Jewelry can offer another clue. Silver often flatters cool undertones. Gold often flatters warm undertones. If both look equally elegant, neutral may be your sweet spot. Still, this is a guide, not a rule. Personal style matters, and lighting can distort everything.
Your natural lip color matters more than you think
If you want lipstick to look refined rather than disconnected, pay attention to the color of your bare lips. This step is often skipped, yet it changes everything.
Some lips are naturally pink, some are mauve, some have brown or plum tones, and some are more muted beige. When lipstick goes over that base, the final result shifts. A nude that looks peach in the tube might turn terracotta on pigmented lips. A soft rose may pull cooler than expected on very pink lips.
That is why sheer formulas are often more forgiving - they blend with your natural lip tone instead of covering it completely. Opaque formulas, especially matte lipstick, create a more controlled color result, but they also reveal undertone mismatches faster. If a shade feels stark, the issue may not be the color family itself. It may be that the undertone is too cool, too warm, or too pale for your natural lip base.
Match undertone first, then choose the shade family
A common mistake is shopping by color name alone. Nude, pink, berry, and red are broad categories. Within each one, undertone does the real work.
If you have cool undertones, lipsticks with blue-based red, raspberry, mauve, cool rose, plum, and pink-beige tones often look polished and brightening. Warm peachy nudes can sometimes look orange or drained, depending on depth and finish.
If you have warm undertones, shades with caramel, peach, cinnamon, terracotta, warm coral, brick red, and golden brown notes often feel natural and radiant. Very icy pinks or blue-purples can sometimes look severe unless that contrast is the effect you want.
If you are neutral, you have more flexibility. Balanced rose, soft berry, pinky brown, and true red shades often wear beautifully because they do not pull strongly warm or cool. Neutral undertones can usually move in either direction depending on makeup styling.
If you have olive undertones, muted and balanced colors tend to be especially flattering. Overly bright warm shades can read too orange, while very cool shades can turn grayish. Think softened rose, brown-rose, brick, muted berry, or grounded reds rather than neon versions of those colors.
How to choose lipstick undertone for nudes
Nude lipstick is where undertone becomes very obvious. The most flattering nude is rarely the lightest beige in the lineup. It is usually a shade that echoes your own lip depth with a little more polish.

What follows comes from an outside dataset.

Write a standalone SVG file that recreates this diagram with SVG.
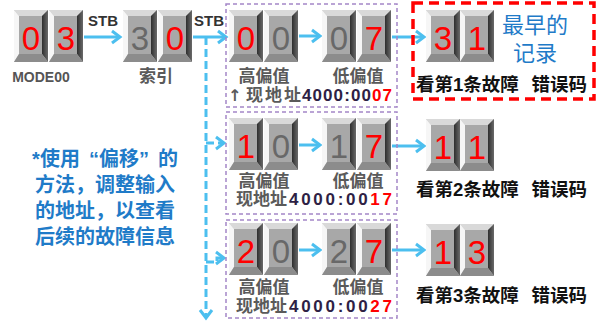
<svg xmlns="http://www.w3.org/2000/svg" xmlns:xlink="http://www.w3.org/1999/xlink" width="597" height="322" viewBox="0 0 597 322">
<style>
.dg{font-family:"Liberation Sans",Arial,sans-serif;font-size:33px;text-anchor:middle}
.r{fill:#ff0000}.g{fill:#686868}
.lbl{font-family:"Liberation Sans","Noto Sans CJK SC",sans-serif;font-weight:bold;fill:#5a5a5a;font-size:17px}
.addr{font-family:"Liberation Sans","Noto Sans CJK SC",sans-serif;font-weight:bold;fill:#2e1f45;font-size:17px}
.blk{font-family:"Liberation Sans","Noto Sans CJK SC",sans-serif;font-weight:bold;fill:#111;font-size:18.5px}
.blue{font-family:"Liberation Sans","Noto Sans CJK SC",sans-serif;font-weight:bold;fill:#1f7bc8;font-size:20px;text-anchor:middle}
.stb{font-family:"Liberation Sans",sans-serif;font-weight:bold;fill:#333;font-size:15px}
.arr{fill:none;stroke:#4cbfef;stroke-width:3;marker-end:url(#ah)}
.dash{stroke-dasharray:8 4}
.pbox{fill:none;stroke:#a486c8;stroke-width:1.5;stroke-dasharray:4 3}
</style>
<defs>
<marker id="ah" markerUnits="userSpaceOnUse" markerWidth="14" markerHeight="16" refX="10" refY="8" orient="auto">
<path d="M2,2 L10,8 L2,14" fill="none" stroke="#4cbfef" stroke-width="3"/>
</marker>
<linearGradient id="rg" x1="0" y1="0" x2="1" y2="0"><stop offset="0" stop-color="#2e2e2e"/><stop offset="1" stop-color="#6a6a6a"/></linearGradient>
<symbol id="key" width="34" height="52" viewBox="0 0 34 52">
<rect x="0" y="0" width="34" height="52" fill="#bdbdbd"/>
<polygon points="0,0 34,0 28,6 5,6" fill="#d9d9d9"/>
<polygon points="0,0 5,6 5,44 0,52" fill="#f6f6f6"/>
<polygon points="34,0 34,52 28,44 28,6" fill="url(#rg)"/>
<polygon points="0,52 5,44 28,44 34,52" fill="#8c8c8c"/>
<rect x="5" y="6" width="23" height="38" fill="#a8a8a8"/>
</symbol>
</defs>

<g id="connectors">
<line class="arr" x1="84" y1="37" x2="120" y2="37"/>
<line class="arr" x1="193" y1="37" x2="226" y2="37"/>
<line class="arr dash" x1="206" y1="37" x2="206" y2="318"/>
<line class="arr dash" x1="206" y1="143" x2="224" y2="143"/>
<path class="arr dash" d="M206,262 H217 V258 H224"/>
<line class="arr" x1="299" y1="36" x2="320" y2="36"/>
<line class="arr" x1="299" y1="145" x2="320" y2="145"/>
<line class="arr" x1="299" y1="250" x2="320" y2="250"/>
<line class="arr" x1="392" y1="37" x2="424" y2="37"/>
<line class="arr" x1="392" y1="146" x2="424" y2="146"/>
<line class="arr" x1="392" y1="250" x2="424" y2="250"/>
<text class="stb" x="88" y="26">STB</text>
<text class="stb" x="194" y="26">STB</text>
</g>

<g id="mode">
<use href="#key" x="14" y="10"/><use href="#key" x="49" y="10"/>
<text class="dg r" x="31" y="50">0</text><text class="dg r" x="66" y="50">3</text>
<text x="41" y="82" style="font-family:'Liberation Sans',sans-serif;font-weight:bold;font-size:14px;fill:#555;text-anchor:middle">MODE00</text>
</g>

<g id="index">
<use href="#key" x="123" y="10"/><use href="#key" x="158" y="10"/>
<text class="dg g" x="140" y="50">3</text><text class="dg r" x="175" y="50">0</text>
<text class="lbl" x="156" y="82" text-anchor="middle">索引</text>
</g>

<g id="offset1">
<rect class="pbox" x="226" y="4" width="171" height="103"/>
<use href="#key" x="229" y="10"/><use href="#key" x="264" y="10"/>
<use href="#key" x="322" y="10"/><use href="#key" x="357" y="10"/>
<text class="dg r" x="246" y="50">0</text><text class="dg g" x="281" y="50">0</text>
<text class="dg g" x="339" y="50">0</text><text class="dg r" x="374" y="50">7</text>
<text class="lbl" x="264" y="82" text-anchor="middle">高偏值</text>
<text class="lbl" x="358" y="82" text-anchor="middle">低偏值</text>
<text class="lbl" x="228" y="101" style="font-family:'DejaVu Sans',sans-serif;font-size:16px">↑</text>
<text class="lbl" x="246" y="101" textLength="55">现地址</text>
<text class="addr" x="302" y="101" textLength="90">4000:00<tspan fill="#ff0000">07</tspan></text>
</g>

<g id="offset2">
<rect class="pbox" x="226" y="112" width="171" height="102"/>
<use href="#key" x="229" y="118"/><use href="#key" x="264" y="118"/>
<use href="#key" x="322" y="118"/><use href="#key" x="357" y="118"/>
<text class="dg r" x="246" y="158">1</text><text class="dg g" x="281" y="158">0</text>
<text class="dg g" x="339" y="158">1</text><text class="dg r" x="374" y="158">7</text>
<text class="lbl" x="264" y="187" text-anchor="middle">高偏值</text>
<text class="lbl" x="358" y="187" text-anchor="middle">低偏值</text>
<text class="lbl" x="236" y="205">现地址</text>
<text class="addr" x="289" y="205" textLength="103">4000:00<tspan fill="#ff0000">17</tspan></text>
</g>

<g id="offset3">
<rect class="pbox" x="226" y="220" width="171" height="98"/>
<use href="#key" x="229" y="223"/><use href="#key" x="264" y="223"/>
<use href="#key" x="322" y="223"/><use href="#key" x="357" y="223"/>
<text class="dg r" x="246" y="263">2</text><text class="dg g" x="281" y="263">0</text>
<text class="dg g" x="339" y="263">2</text><text class="dg r" x="374" y="263">7</text>
<text class="lbl" x="264" y="293" text-anchor="middle">高偏值</text>
<text class="lbl" x="358" y="293" text-anchor="middle">低偏值</text>
<text class="lbl" x="236" y="312">现地址</text>
<text class="addr" x="289" y="312" textLength="103">4000:00<tspan fill="#ff0000">27</tspan></text>
</g>

<g id="result1">
<rect x="413" y="3" width="181" height="96" fill="none" stroke="#ff0000" stroke-width="3.5" stroke-dasharray="10 6"/>
<use href="#key" x="426" y="10"/><use href="#key" x="460" y="10"/>
<text class="dg r" x="443" y="50">3</text><text class="dg r" x="477" y="50">1</text>
<text class="blue" x="535" y="33" style="font-size:22px;font-weight:normal">最早的</text>
<text class="blue" x="535" y="61" style="font-size:22px;font-weight:normal">记录</text>
<text class="blk" x="416" y="91">看第1条故障</text>
<text class="blk" x="587" y="91" text-anchor="end">错误码</text>
</g>

<g id="result2">
<use href="#key" x="426" y="119"/><use href="#key" x="460" y="119"/>
<text class="dg r" x="443" y="159">1</text><text class="dg r" x="477" y="159">1</text>
<text class="blk" x="416" y="196">看第2条故障</text>
<text class="blk" x="587" y="196" text-anchor="end">错误码</text>
</g>

<g id="result3">
<use href="#key" x="426" y="224"/><use href="#key" x="460" y="224"/>
<text class="dg r" x="443" y="264">1</text><text class="dg r" x="477" y="264">3</text>
<text class="blk" x="416" y="302">看第3条故障</text>
<text class="blk" x="587" y="302" text-anchor="end">错误码</text>
</g>

<g id="note">
<text class="blue" x="105" y="166">*使用<tspan dx="9">“</tspan>偏移”<tspan dx="9">的</tspan></text>
<text class="blue" x="105" y="192">方法，调整输入</text>
<text class="blue" x="105" y="218">的地址，以查看</text>
<text class="blue" x="105" y="244">后续的故障信息</text>
</g>
</svg>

For cool undertones, look for nudes with pink, rosy beige, or mauve-beige tones. For warm undertones, peach nude, honey beige, caramel nude, and cinnamon-toned neutrals tend to feel more natural. Neutral undertones often suit pink-brown, beige-rose, and balanced taupe nudes. Olive undertones usually benefit from muted brown-rose or neutral caramel shades rather than anything too pastel.
If a nude makes you look tired, it is often too light, too opaque, or too far off in undertone. A lip liner close to your natural lip color can soften that issue and create a more believable finish.

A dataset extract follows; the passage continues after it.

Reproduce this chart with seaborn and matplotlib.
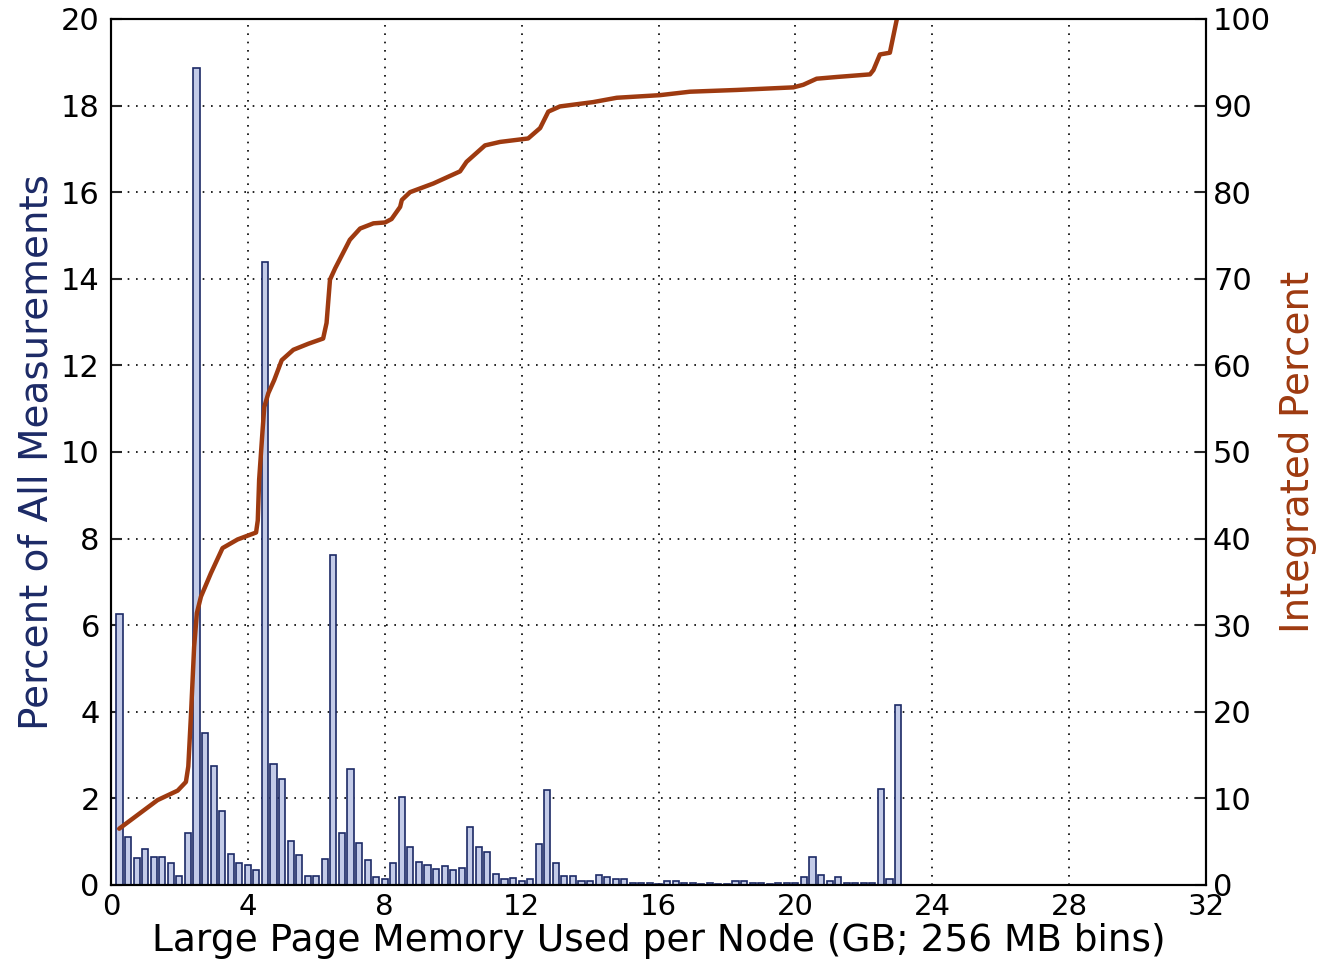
import numpy as np
import pandas as pd
import seaborn as sns
from matplotlib import pyplot as plt

# histogram: bin centres (GB) and percent of all measurements
bin_gb = [0.25 * k for k in range(1, 93)]
pct = [6.26, 1.10, 0.62, 0.84, 0.65, 0.65, 0.50, 0.21, 1.20, 18.87,
       3.52, 2.74, 1.72, 0.72, 0.50, 0.47, 0.35, 14.39, 2.79, 2.45,
       1.02, 0.69, 0.21, 0.21, 0.61, 7.62, 1.20, 2.67, 0.98, 0.58,
       0.18, 0.14, 0.50, 2.04, 0.87, 0.53, 0.47, 0.38, 0.43, 0.35,
       0.39, 1.35, 0.87, 0.76, 0.25, 0.13, 0.17, 0.10, 0.13, 0.95,
       2.19, 0.50, 0.21, 0.21, 0.09, 0.09, 0.23, 0.19, 0.13, 0.13,
       0.05, 0.05, 0.05, 0.03, 0.10, 0.10, 0.05, 0.04, 0.02, 0.05,
       0.02, 0.02, 0.10, 0.10, 0.05, 0.05, 0.02, 0.05, 0.05, 0.05,
       0.18, 0.65, 0.23, 0.10, 0.18, 0.05, 0.05, 0.05, 0.05, 2.22,
       0.13, 4.16]

# integrated percent curve
cum_gb = [0.24, 1.36, 1.95, 2.19, 2.26, 2.34, 2.43, 2.51, 2.63, 2.92,
          3.26, 3.70, 4.24, 4.29, 4.33, 4.43, 4.48, 4.60, 4.77, 4.99,
          5.33, 5.77, 6.20, 6.30, 6.40, 6.55, 6.98, 7.28, 7.67, 8.01,
          8.20, 8.45, 8.50, 8.74, 9.42, 10.20, 10.39, 10.93, 11.37, 12.19,
          12.54, 12.78, 13.12, 14.09, 14.78, 16.04, 16.92, 18.28, 19.94, 20.23,
          20.62, 21.21, 22.18, 22.28, 22.47, 22.76, 22.96, 23.02]
cum_pct = [6.5, 9.8, 10.9, 11.9, 13.7, 19.8, 27.5, 31.4, 33.3, 36.0,
           38.9, 39.9, 40.7, 42.1, 46.8, 52.5, 55.2, 56.8, 58.3, 60.6,
           61.8, 62.5, 63.1, 64.9, 69.9, 71.2, 74.5, 75.8, 76.4, 76.5,
           76.9, 78.3, 79.1, 80.0, 81.0, 82.4, 83.5, 85.4, 85.8, 86.2,
           87.4, 89.3, 89.9, 90.4, 90.9, 91.2, 91.6, 91.8, 92.1, 92.4,
           93.1, 93.3, 93.6, 94.1, 95.9, 96.1, 99.9, 100.5]

x_ticks = list(range(0, 33, 4))
left_ticks = list(range(0, 21, 2))
right_ticks = list(range(0, 101, 10))

navy = "#1c2a66"
brown = "#9e3a10"

sns.set_style("white")
plt.rcParams["font.family"] = ["DejaVu Sans"]

fig = plt.figure(figsize=(13.21, 9.67), dpi=100)
ax = fig.add_axes([0.084, 0.0848, 0.829, 0.8956])

hist_df = pd.DataFrame({"gb": bin_gb, "pct": pct})
sns.histplot(data=hist_df, x="gb", weights="pct", binwidth=0.25,
             binrange=(0.125, 23.125), shrink=0.72,
             color="#c3cbe8", edgecolor=navy, linewidth=1.2, alpha=1, ax=ax)

ax.set_xlim(0, 32)
ax.set_ylim(0, 20)
ax.set_xticks(x_ticks)
ax.set_yticks(left_ticks)
ax.grid(True, color="black", linestyle=(0, (1, 4)), linewidth=1.2)
ax.set_axisbelow(True)
ax.tick_params(direction="in", length=8, width=1.5, labelsize=22,
               labelcolor="black")
ax.tick_params(axis="x", pad=6, labelsize=21)
ax.tick_params(axis="y", pad=8)
ax.set_xlabel("Large Page Memory Used per Node (GB; 256 MB bins)",
              fontsize=27, labelpad=1, color="black")
ax.set_ylabel("Percent of All Measurements", fontsize=28, color=navy, labelpad=4)
for s in ax.spines.values():
    s.set_linewidth(1.5)
    s.set_color("black")

ax2 = ax.twinx()
cum_df = pd.DataFrame({"gb": cum_gb, "cum": cum_pct})
sns.lineplot(data=cum_df, x="gb", y="cum", color=brown, linewidth=3.2, ax=ax2)
ax2.set_ylim(0, 100)
ax2.set_yticks(right_ticks)
ax2.set_xlim(0, 32)
ax2.tick_params(direction="in", length=8, width=1.5, labelsize=22,
                labelcolor="black", pad=5)
ax2.set_ylabel("Integrated Percent", fontsize=28, color=brown, labelpad=6)
ax2.grid(False)
for s in ax2.spines.values():
    s.set_linewidth(1.5)
    s.set_color("black")

fig.savefig("out.png", dpi=100)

Reds, berries, and statement shades
A red lipstick does not need to be intimidating when the undertone is right. Cool reds usually have blue, cherry, cranberry, or wine tones. They make teeth appear brighter and can look exceptionally crisp on cool or neutral skin. Warm reds carry tomato, brick, rust, or chili tones and often create a rich, glowing effect on warm and olive complexions.
Berry shades follow the same logic. Cooler berries feel plum, blackcurrant, or raspberry. Warmer berries lean mulberry, spiced wine, or red-violet. If you want a statement lip that still feels timeless sophistication rather than costume, undertone is what keeps it grounded.
Finish changes the way undertone wears
Color is only half the story. Finish affects how undertone appears on the lips.
Cream lipstick tends to be the most forgiving because it reflects a little light and lets the color feel smoother against the skin. Satin and gloss finishes can make warm shades appear fresher and cool shades more luminous. Matte formulas look elegant and long-lasting, but they intensify pigment and can make an undertone mismatch more noticeable.
This matters if you are between undertones or trying a bold shade for the first time. A cream or gloss version is often easier to wear than a flat matte in the exact same color. Hydrating formulas also help keep the overall effect more polished, especially with nudes and deeper tones that can catch on texture.
The easiest way to test before you commit
When you are deciding between two similar shades, swatch them not just on your hand, but near the jawline or on the inner wrist and then compare them against your face in daylight. The better undertone usually makes your skin look clearer, your eyes brighter, and your overall makeup feel more balanced.
Try the white-shirt test too. With a clean white top or towel near your face, lipstick undertones become easier to read because competing colors are removed. If one shade suddenly looks too orange, too purple, or too ashy, trust that reaction.
If you shop online, read shade descriptions carefully, but also look for clues in words like rose, blue-red, peach, caramel, mauve, brick, or neutral brown. Those terms often tell you more than the main shade category.
When the rules do not apply
There are days when you do not want harmony. You want contrast, edge, or a fashion moment. That is valid. A cool lavender-pink on warm skin or a burnt orange on cool skin can look striking when the rest of the makeup is intentional.
Knowing your undertone is not about limiting your choices. It gives you a reliable starting point, especially for everyday shades you want to wear with ease. Then, when you want to go bolder, you are doing it on purpose.
At Maison Aria Noiré, that distinction matters. Luxury beauty should feel expressive, but it should also feel wearable - the kind of polish you reach for again because it looks as good in daylight as it does in the mirror.
The best lipstick undertone is the one that makes you look a little more rested, a little more radiant, and completely like yourself. Start there, and the right shade stops feeling complicated.